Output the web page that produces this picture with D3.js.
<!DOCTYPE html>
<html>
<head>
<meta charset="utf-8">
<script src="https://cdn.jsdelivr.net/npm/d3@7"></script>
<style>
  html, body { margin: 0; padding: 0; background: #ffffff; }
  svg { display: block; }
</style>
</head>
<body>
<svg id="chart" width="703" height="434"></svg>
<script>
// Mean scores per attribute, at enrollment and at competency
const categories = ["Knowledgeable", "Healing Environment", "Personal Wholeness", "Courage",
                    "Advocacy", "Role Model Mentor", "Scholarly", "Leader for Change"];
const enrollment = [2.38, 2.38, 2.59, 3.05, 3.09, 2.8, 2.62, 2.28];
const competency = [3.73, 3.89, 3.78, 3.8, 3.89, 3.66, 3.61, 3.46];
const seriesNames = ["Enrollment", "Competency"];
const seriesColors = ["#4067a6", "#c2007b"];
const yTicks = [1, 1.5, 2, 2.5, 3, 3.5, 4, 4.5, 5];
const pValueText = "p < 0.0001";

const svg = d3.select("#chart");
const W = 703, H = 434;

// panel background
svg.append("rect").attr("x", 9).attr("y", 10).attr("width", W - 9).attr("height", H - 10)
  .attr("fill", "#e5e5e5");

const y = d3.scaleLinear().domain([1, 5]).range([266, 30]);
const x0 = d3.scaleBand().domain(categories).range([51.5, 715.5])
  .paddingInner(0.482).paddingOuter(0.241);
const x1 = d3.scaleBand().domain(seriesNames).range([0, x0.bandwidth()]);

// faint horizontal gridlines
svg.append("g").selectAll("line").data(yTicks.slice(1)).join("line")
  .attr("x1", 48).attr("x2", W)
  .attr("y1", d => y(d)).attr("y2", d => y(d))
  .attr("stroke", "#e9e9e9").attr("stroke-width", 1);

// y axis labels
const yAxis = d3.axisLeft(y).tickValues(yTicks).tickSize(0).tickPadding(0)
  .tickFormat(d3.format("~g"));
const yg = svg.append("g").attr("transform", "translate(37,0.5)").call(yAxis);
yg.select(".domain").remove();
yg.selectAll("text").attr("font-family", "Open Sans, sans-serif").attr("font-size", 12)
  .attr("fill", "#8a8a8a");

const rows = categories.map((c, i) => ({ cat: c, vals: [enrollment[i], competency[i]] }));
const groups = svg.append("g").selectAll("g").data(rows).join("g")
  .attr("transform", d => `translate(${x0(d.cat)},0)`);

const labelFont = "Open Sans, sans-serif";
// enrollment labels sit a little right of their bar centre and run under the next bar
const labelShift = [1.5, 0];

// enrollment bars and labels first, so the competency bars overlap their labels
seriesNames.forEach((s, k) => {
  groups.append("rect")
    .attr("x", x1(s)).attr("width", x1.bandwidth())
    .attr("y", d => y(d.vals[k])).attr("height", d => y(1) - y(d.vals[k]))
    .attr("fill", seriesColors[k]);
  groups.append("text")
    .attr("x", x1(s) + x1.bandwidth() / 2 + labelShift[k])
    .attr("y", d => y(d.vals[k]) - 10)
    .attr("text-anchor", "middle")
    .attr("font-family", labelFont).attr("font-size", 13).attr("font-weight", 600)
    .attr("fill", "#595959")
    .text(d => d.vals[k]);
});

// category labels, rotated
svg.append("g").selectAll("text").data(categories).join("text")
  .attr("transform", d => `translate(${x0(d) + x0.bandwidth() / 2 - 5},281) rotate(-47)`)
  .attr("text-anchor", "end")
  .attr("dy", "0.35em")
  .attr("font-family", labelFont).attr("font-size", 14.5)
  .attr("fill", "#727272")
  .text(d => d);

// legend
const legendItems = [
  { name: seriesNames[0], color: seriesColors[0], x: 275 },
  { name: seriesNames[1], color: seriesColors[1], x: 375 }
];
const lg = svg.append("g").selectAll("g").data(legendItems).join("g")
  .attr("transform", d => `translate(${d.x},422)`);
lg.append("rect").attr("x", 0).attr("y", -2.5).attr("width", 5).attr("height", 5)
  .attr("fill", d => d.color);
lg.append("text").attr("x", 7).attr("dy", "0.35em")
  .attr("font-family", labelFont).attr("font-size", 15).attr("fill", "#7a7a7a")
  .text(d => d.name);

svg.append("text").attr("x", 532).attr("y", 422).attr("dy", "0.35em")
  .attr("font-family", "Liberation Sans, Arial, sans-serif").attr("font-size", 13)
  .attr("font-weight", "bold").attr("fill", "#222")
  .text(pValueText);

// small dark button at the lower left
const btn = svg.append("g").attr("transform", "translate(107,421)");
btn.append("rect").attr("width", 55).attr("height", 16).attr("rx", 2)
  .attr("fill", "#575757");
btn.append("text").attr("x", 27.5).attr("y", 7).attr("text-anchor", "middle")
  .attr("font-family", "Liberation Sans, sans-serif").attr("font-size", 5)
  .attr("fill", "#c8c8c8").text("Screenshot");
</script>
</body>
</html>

........

REQUIREMENTS: Return the listing above in its exact form.

CORRECT RESULT:
Output the web page that produces this picture with D3.js.
<!DOCTYPE html>
<html>
<head>
<meta charset="utf-8">
<script src="https://cdn.jsdelivr.net/npm/d3@7"></script>
<style>
  html, body { margin: 0; padding: 0; background: #ffffff; }
  svg { display: block; }
</style>
</head>
<body>
<svg id="chart" width="703" height="434"></svg>
<script>
// Mean scores per attribute, at enrollment and at competency
const categories = ["Knowledgeable", "Healing Environment", "Personal Wholeness", "Courage",
                    "Advocacy", "Role Model Mentor", "Scholarly", "Leader for Change"];
const enrollment = [2.38, 2.38, 2.59, 3.05, 3.09, 2.8, 2.62, 2.28];
const competency = [3.73, 3.89, 3.78, 3.8, 3.89, 3.66, 3.61, 3.46];
const seriesNames = ["Enrollment", "Competency"];
const seriesColors = ["#4067a6", "#c2007b"];
const yTicks = [1, 1.5, 2, 2.5, 3, 3.5, 4, 4.5, 5];
const pValueText = "p < 0.0001";

const svg = d3.select("#chart");
const W = 703, H = 434;

// panel background
svg.append("rect").attr("x", 9).attr("y", 10).attr("width", W - 9).attr("height", H - 10)
  .attr("fill", "#e5e5e5");

const y = d3.scaleLinear().domain([1, 5]).range([266, 30]);
const x0 = d3.scaleBand().domain(categories).range([51.5, 715.5])
  .paddingInner(0.482).paddingOuter(0.241);
const x1 = d3.scaleBand().domain(seriesNames).range([0, x0.bandwidth()]);

// faint horizontal gridlines
svg.append("g").selectAll("line").data(yTicks.slice(1)).join("line")
  .attr("x1", 48).attr("x2", W)
  .attr("y1", d => y(d)).attr("y2", d => y(d))
  .attr("stroke", "#e9e9e9").attr("stroke-width", 1);

// y axis labels
const yAxis = d3.axisLeft(y).tickValues(yTicks).tickSize(0).tickPadding(0)
  .tickFormat(d3.format("~g"));
const yg = svg.append("g").attr("transform", "translate(37,0.5)").call(yAxis);
yg.select(".domain").remove();
yg.selectAll("text").attr("font-family", "Open Sans, sans-serif").attr("font-size", 12)
  .attr("fill", "#8a8a8a");

const rows = categories.map((c, i) => ({ cat: c, vals: [enrollment[i], competency[i]] }));
const groups = svg.append("g").selectAll("g").data(rows).join("g")
  .attr("transform", d => `translate(${x0(d.cat)},0)`);

const labelFont = "Open Sans, sans-serif";
// enrollment labels sit a little right of their bar centre and run under the next bar
const labelShift = [1.5, 0];

// enrollment bars and labels first, so the competency bars overlap their labels
seriesNames.forEach((s, k) => {
  groups.append("rect")
    .attr("x", x1(s)).attr("width", x1.bandwidth())
    .attr("y", d => y(d.vals[k])).attr("height", d => y(1) - y(d.vals[k]))
    .attr("fill", seriesColors[k]);
  groups.append("text")
    .attr("x", x1(s) + x1.bandwidth() / 2 + labelShift[k])
    .attr("y", d => y(d.vals[k]) - 10)
    .attr("text-anchor", "middle")
    .attr("font-family", labelFont).attr("font-size", 13).attr("font-weight", 600)
    .attr("fill", "#595959")
    .text(d => d.vals[k]);
});

// category labels, rotated
svg.append("g").selectAll("text").data(categories).join("text")
  .attr("transform", d => `translate(${x0(d) + x0.bandwidth() / 2 - 5},281) rotate(-47)`)
  .attr("text-anchor", "end")
  .attr("dy", "0.35em")
  .attr("font-family", labelFont).attr("font-size", 14.5)
  .attr("fill", "#727272")
  .text(d => d);

// legend
const legendItems = [
  { name: seriesNames[0], color: seriesColors[0], x: 275 },
  { name: seriesNames[1], color: seriesColors[1], x: 375 }
];
const lg = svg.append("g").selectAll("g").data(legendItems).join("g")
  .attr("transform", d => `translate(${d.x},422)`);
lg.append("rect").attr("x", 0).attr("y", -2.5).attr("width", 5).attr("height", 5)
  .attr("fill", d => d.color);
lg.append("text").attr("x", 7).attr("dy", "0.35em")
  .attr("font-family", labelFont).attr("font-size", 15).attr("fill", "#7a7a7a")
  .text(d => d.name);

svg.append("text").attr("x", 532).attr("y", 422).attr("dy", "0.35em")
  .attr("font-family", "Liberation Sans, Arial, sans-serif").attr("font-size", 13)
  .attr("font-weight", "bold").attr("fill", "#222")
  .text(pValueText);

// small dark button at the lower left
const btn = svg.append("g").attr("transform", "translate(107,421)");
btn.append("rect").attr("width", 55).attr("height", 16).attr("rx", 2)
  .attr("fill", "#575757");
btn.append("text").attr("x", 27.5).attr("y", 7).attr("text-anchor", "middle")
  .attr("font-family", "Liberation Sans, sans-serif").attr("font-size", 5)
  .attr("fill", "#c8c8c8").text("Screenshot");
</script>
</body>
</html>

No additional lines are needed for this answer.